— BEGIN —

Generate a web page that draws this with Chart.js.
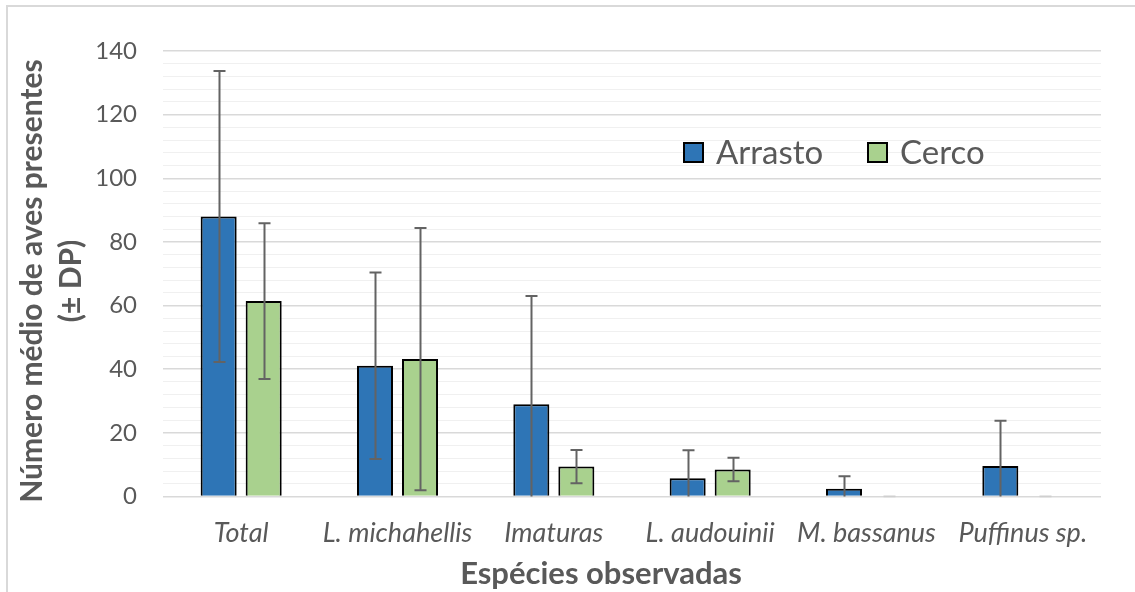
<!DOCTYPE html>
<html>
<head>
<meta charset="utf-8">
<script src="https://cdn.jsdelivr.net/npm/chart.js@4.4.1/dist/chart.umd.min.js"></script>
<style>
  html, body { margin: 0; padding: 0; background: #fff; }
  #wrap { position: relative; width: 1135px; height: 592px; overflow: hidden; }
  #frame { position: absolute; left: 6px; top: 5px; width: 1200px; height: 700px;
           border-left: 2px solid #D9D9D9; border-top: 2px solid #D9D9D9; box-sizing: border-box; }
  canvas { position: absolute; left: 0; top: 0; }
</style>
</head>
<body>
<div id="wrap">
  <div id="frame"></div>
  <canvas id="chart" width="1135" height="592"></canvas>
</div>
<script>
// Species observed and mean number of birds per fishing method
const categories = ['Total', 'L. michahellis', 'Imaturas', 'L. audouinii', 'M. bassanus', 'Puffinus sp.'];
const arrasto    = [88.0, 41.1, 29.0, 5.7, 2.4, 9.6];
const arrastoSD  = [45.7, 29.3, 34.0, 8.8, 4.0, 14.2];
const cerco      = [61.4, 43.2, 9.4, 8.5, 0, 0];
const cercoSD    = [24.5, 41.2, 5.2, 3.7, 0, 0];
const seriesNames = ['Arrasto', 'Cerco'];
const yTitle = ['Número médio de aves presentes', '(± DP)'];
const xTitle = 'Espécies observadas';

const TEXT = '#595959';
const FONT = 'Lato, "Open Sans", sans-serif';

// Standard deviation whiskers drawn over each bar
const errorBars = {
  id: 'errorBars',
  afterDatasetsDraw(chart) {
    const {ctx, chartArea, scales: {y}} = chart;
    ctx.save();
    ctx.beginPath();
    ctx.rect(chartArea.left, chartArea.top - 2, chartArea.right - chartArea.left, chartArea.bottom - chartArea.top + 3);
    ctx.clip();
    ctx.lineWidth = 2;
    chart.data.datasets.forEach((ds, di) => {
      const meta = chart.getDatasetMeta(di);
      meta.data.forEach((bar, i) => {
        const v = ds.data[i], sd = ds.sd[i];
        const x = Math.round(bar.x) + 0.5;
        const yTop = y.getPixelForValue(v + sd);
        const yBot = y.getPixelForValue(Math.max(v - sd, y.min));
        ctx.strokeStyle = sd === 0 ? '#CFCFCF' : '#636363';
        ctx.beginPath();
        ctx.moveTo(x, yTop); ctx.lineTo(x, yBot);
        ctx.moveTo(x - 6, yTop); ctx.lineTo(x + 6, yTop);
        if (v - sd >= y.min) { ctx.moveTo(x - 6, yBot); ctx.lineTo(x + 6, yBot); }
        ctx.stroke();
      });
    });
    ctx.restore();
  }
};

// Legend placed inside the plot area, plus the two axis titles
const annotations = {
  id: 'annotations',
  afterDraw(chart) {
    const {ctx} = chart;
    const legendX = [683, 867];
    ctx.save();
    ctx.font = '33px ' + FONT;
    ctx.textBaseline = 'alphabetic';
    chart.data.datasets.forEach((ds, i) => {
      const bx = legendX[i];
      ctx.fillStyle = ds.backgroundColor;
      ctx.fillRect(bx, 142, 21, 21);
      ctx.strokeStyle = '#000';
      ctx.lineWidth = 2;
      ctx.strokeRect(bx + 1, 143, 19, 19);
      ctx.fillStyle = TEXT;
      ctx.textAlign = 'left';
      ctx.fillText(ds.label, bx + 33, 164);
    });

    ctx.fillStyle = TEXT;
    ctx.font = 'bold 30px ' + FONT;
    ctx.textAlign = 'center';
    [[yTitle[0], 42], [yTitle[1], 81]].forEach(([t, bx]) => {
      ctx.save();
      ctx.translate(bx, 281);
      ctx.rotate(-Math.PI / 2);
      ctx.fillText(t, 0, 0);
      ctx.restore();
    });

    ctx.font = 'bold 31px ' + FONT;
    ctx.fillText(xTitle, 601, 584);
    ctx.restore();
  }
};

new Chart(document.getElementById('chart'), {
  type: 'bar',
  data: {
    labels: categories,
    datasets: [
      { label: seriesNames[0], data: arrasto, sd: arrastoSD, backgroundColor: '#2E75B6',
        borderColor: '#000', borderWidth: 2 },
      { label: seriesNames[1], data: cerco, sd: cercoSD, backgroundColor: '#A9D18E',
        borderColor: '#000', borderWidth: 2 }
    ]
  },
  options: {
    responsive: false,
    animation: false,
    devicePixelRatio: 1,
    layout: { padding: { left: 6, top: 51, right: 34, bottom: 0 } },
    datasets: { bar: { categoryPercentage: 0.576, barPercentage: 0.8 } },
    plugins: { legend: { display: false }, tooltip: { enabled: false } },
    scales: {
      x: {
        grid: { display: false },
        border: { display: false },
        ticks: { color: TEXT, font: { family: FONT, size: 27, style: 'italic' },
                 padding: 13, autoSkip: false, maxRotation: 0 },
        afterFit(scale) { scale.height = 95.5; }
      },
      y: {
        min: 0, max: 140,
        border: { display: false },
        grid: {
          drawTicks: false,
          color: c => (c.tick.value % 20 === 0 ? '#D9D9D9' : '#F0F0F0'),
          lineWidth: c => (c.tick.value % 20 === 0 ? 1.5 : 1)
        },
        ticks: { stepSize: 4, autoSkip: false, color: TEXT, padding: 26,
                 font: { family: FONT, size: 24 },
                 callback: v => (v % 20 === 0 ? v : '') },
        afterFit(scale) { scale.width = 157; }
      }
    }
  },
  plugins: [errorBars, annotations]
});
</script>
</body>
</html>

— END —

Problem description: Reproduce the full material exactly, excluding the pictures.

Right answer:
Generate a web page that draws this with Chart.js.
<!DOCTYPE html>
<html>
<head>
<meta charset="utf-8">
<script src="https://cdn.jsdelivr.net/npm/chart.js@4.4.1/dist/chart.umd.min.js"></script>
<style>
  html, body { margin: 0; padding: 0; background: #fff; }
  #wrap { position: relative; width: 1135px; height: 592px; overflow: hidden; }
  #frame { position: absolute; left: 6px; top: 5px; width: 1200px; height: 700px;
           border-left: 2px solid #D9D9D9; border-top: 2px solid #D9D9D9; box-sizing: border-box; }
  canvas { position: absolute; left: 0; top: 0; }
</style>
</head>
<body>
<div id="wrap">
  <div id="frame"></div>
  <canvas id="chart" width="1135" height="592"></canvas>
</div>
<script>
// Species observed and mean number of birds per fishing method
const categories = ['Total', 'L. michahellis', 'Imaturas', 'L. audouinii', 'M. bassanus', 'Puffinus sp.'];
const arrasto    = [88.0, 41.1, 29.0, 5.7, 2.4, 9.6];
const arrastoSD  = [45.7, 29.3, 34.0, 8.8, 4.0, 14.2];
const cerco      = [61.4, 43.2, 9.4, 8.5, 0, 0];
const cercoSD    = [24.5, 41.2, 5.2, 3.7, 0, 0];
const seriesNames = ['Arrasto', 'Cerco'];
const yTitle = ['Número médio de aves presentes', '(± DP)'];
const xTitle = 'Espécies observadas';

const TEXT = '#595959';
const FONT = 'Lato, "Open Sans", sans-serif';

// Standard deviation whiskers drawn over each bar
const errorBars = {
  id: 'errorBars',
  afterDatasetsDraw(chart) {
    const {ctx, chartArea, scales: {y}} = chart;
    ctx.save();
    ctx.beginPath();
    ctx.rect(chartArea.left, chartArea.top - 2, chartArea.right - chartArea.left, chartArea.bottom - chartArea.top + 3);
    ctx.clip();
    ctx.lineWidth = 2;
    chart.data.datasets.forEach((ds, di) => {
      const meta = chart.getDatasetMeta(di);
      meta.data.forEach((bar, i) => {
        const v = ds.data[i], sd = ds.sd[i];
        const x = Math.round(bar.x) + 0.5;
        const yTop = y.getPixelForValue(v + sd);
        const yBot = y.getPixelForValue(Math.max(v - sd, y.min));
        ctx.strokeStyle = sd === 0 ? '#CFCFCF' : '#636363';
        ctx.beginPath();
        ctx.moveTo(x, yTop); ctx.lineTo(x, yBot);
        ctx.moveTo(x - 6, yTop); ctx.lineTo(x + 6, yTop);
        if (v - sd >= y.min) { ctx.moveTo(x - 6, yBot); ctx.lineTo(x + 6, yBot); }
        ctx.stroke();
      });
    });
    ctx.restore();
  }
};

// Legend placed inside the plot area, plus the two axis titles
const annotations = {
  id: 'annotations',
  afterDraw(chart) {
    const {ctx} = chart;
    const legendX = [683, 867];
    ctx.save();
    ctx.font = '33px ' + FONT;
    ctx.textBaseline = 'alphabetic';
    chart.data.datasets.forEach((ds, i) => {
      const bx = legendX[i];
      ctx.fillStyle = ds.backgroundColor;
      ctx.fillRect(bx, 142, 21, 21);
      ctx.strokeStyle = '#000';
      ctx.lineWidth = 2;
      ctx.strokeRect(bx + 1, 143, 19, 19);
      ctx.fillStyle = TEXT;
      ctx.textAlign = 'left';
      ctx.fillText(ds.label, bx + 33, 164);
    });

    ctx.fillStyle = TEXT;
    ctx.font = 'bold 30px ' + FONT;
    ctx.textAlign = 'center';
    [[yTitle[0], 42], [yTitle[1], 81]].forEach(([t, bx]) => {
      ctx.save();
      ctx.translate(bx, 281);
      ctx.rotate(-Math.PI / 2);
      ctx.fillText(t, 0, 0);
      ctx.restore();
    });

    ctx.font = 'bold 31px ' + FONT;
    ctx.fillText(xTitle, 601, 584);
    ctx.restore();
  }
};

new Chart(document.getElementById('chart'), {
  type: 'bar',
  data: {
    labels: categories,
    datasets: [
      { label: seriesNames[0], data: arrasto, sd: arrastoSD, backgroundColor: '#2E75B6',
        borderColor: '#000', borderWidth: 2 },
      { label: seriesNames[1], data: cerco, sd: cercoSD, backgroundColor: '#A9D18E',
        borderColor: '#000', borderWidth: 2 }
    ]
  },
  options: {
    responsive: false,
    animation: false,
    devicePixelRatio: 1,
    layout: { padding: { left: 6, top: 51, right: 34, bottom: 0 } },
    datasets: { bar: { categoryPercentage: 0.576, barPercentage: 0.8 } },
    plugins: { legend: { display: false }, tooltip: { enabled: false } },
    scales: {
      x: {
        grid: { display: false },
        border: { display: false },
        ticks: { color: TEXT, font: { family: FONT, size: 27, style: 'italic' },
                 padding: 13, autoSkip: false, maxRotation: 0 },
        afterFit(scale) { scale.height = 95.5; }
      },
      y: {
        min: 0, max: 140,
        border: { display: false },
        grid: {
          drawTicks: false,
          color: c => (c.tick.value % 20 === 0 ? '#D9D9D9' : '#F0F0F0'),
          lineWidth: c => (c.tick.value % 20 === 0 ? 1.5 : 1)
        },
        ticks: { stepSize: 4, autoSkip: false, color: TEXT, padding: 26,
                 font: { family: FONT, size: 24 },
                 callback: v => (v % 20 === 0 ? v : '') },
        afterFit(scale) { scale.width = 157; }
      }
    }
  },
  plugins: [errorBars, annotations]
});
</script>
</body>
</html>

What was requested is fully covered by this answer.